The pressure field around a mound that is intercepting turbulent winds will also have a frequency spectrum. This poses a conundrum for the function of the mound as an organ of physiology. To serve a physiological function well, an organ of physiology must perform reliably. In a conventional "inside-the-skin" organ, reliability is ensured by the reliable provision of energy supplied in ATP. When the energy supply is chaotic, as it potentially could be in "lung" driven by chaotic energy in winds, the physiological function may not be so reliable.

The mound solves this problem by acting as a "low-pass filter" for the broad frequency spectrum of turbulent wind energy. A filter is a device that selectively blocks particular frequencies of the transient component of an energy field. A "high-pass" filter, for example, only lets through the high-frequency components, and blocks the low-frequency ones. A "low-pass" filter does the opposite: admits the low frequency components and blocks the high frequency ones. An extreme "low-pass" filter admits only the steady component. This filtering of high frequency components is also known as "damping."

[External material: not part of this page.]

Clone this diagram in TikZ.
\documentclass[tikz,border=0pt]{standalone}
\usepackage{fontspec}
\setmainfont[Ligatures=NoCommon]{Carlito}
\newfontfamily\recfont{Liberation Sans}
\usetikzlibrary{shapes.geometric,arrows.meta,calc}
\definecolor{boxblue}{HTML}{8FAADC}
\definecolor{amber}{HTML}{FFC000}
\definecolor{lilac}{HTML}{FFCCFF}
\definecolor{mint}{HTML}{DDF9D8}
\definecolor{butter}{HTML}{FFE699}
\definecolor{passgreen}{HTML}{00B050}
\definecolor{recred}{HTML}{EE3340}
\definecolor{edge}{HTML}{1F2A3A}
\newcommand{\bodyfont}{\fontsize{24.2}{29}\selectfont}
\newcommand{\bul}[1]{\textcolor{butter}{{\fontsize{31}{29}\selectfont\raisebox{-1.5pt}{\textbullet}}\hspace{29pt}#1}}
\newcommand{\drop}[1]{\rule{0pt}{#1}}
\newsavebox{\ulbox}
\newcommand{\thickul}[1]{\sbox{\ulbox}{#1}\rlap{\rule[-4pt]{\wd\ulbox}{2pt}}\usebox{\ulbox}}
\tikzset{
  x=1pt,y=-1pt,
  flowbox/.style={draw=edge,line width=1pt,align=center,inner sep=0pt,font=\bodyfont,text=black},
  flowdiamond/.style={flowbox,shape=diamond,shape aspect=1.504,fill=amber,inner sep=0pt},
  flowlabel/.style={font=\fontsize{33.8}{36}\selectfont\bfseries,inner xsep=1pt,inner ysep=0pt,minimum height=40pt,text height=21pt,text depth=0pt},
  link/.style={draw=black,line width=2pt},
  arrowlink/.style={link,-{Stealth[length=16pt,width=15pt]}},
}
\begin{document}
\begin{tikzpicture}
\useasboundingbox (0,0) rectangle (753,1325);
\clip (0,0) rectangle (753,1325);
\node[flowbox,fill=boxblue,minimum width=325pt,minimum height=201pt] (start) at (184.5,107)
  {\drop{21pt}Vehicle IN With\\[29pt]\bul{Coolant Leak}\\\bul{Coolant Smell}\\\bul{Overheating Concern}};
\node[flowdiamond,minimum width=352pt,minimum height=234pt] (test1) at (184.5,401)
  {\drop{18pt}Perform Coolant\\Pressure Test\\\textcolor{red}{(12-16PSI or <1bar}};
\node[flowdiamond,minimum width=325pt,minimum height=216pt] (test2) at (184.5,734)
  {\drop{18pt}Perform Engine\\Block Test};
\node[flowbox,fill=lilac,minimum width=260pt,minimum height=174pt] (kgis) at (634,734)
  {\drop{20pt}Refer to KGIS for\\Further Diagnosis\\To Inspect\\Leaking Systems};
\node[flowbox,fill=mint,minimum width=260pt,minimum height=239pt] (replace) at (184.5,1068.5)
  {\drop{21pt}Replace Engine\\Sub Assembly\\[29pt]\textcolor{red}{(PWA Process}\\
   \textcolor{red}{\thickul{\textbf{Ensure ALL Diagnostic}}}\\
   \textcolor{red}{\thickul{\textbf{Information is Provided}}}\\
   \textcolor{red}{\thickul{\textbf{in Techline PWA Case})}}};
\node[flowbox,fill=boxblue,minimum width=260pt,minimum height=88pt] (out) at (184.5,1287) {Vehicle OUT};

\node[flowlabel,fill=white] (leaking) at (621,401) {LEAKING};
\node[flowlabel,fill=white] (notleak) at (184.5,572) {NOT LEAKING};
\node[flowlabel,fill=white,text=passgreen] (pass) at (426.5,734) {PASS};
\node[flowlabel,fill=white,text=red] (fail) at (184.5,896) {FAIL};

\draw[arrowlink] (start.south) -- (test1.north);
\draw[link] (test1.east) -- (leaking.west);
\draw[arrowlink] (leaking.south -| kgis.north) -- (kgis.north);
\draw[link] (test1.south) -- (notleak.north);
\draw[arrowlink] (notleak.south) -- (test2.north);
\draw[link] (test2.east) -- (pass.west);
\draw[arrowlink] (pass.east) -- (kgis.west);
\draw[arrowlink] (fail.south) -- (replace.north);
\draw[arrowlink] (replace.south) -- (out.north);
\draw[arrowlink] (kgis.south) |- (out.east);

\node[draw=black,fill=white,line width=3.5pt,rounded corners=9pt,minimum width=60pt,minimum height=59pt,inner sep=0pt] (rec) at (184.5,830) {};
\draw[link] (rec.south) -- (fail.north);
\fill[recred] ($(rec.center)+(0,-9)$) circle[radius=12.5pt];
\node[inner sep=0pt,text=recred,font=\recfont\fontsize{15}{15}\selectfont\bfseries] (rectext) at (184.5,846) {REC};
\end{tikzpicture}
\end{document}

The network of tunnels in the mound acts as a damper for the high-frequency components of turbulent wind. This is seen in the graph to the left, which depicts the results of a tracer gas pulse-chase experiment. Here, a bolus of propane tracer gas is injected into one of the surface conduits (open arrow), and its movements are followed using combustible gas sensors on the chimney (red trace) and two surface conduits (green and magenta traces). Wind speed is depicted in the blue trace (light blue is wind speed every 15 seconds, dark blue is the 5 minute rolling average wind speed). At the injection site (green trace), the tracer concentration rises rapidly, then declines as tracer is "washed out" of the mound air space. As the tracer migrates from the injection site, it appears later in the chimney (red trace). The damping effect of the mound is evident as the much "choppier" trace in the surface conduit (green) as air flow is driven by the rapid variation in wind speed. In the chimney (red), however, the trace is very smooth: the rapidly varying components have been filtered out, leaving only the steady and very low-frequency components to drive the washout of tracer.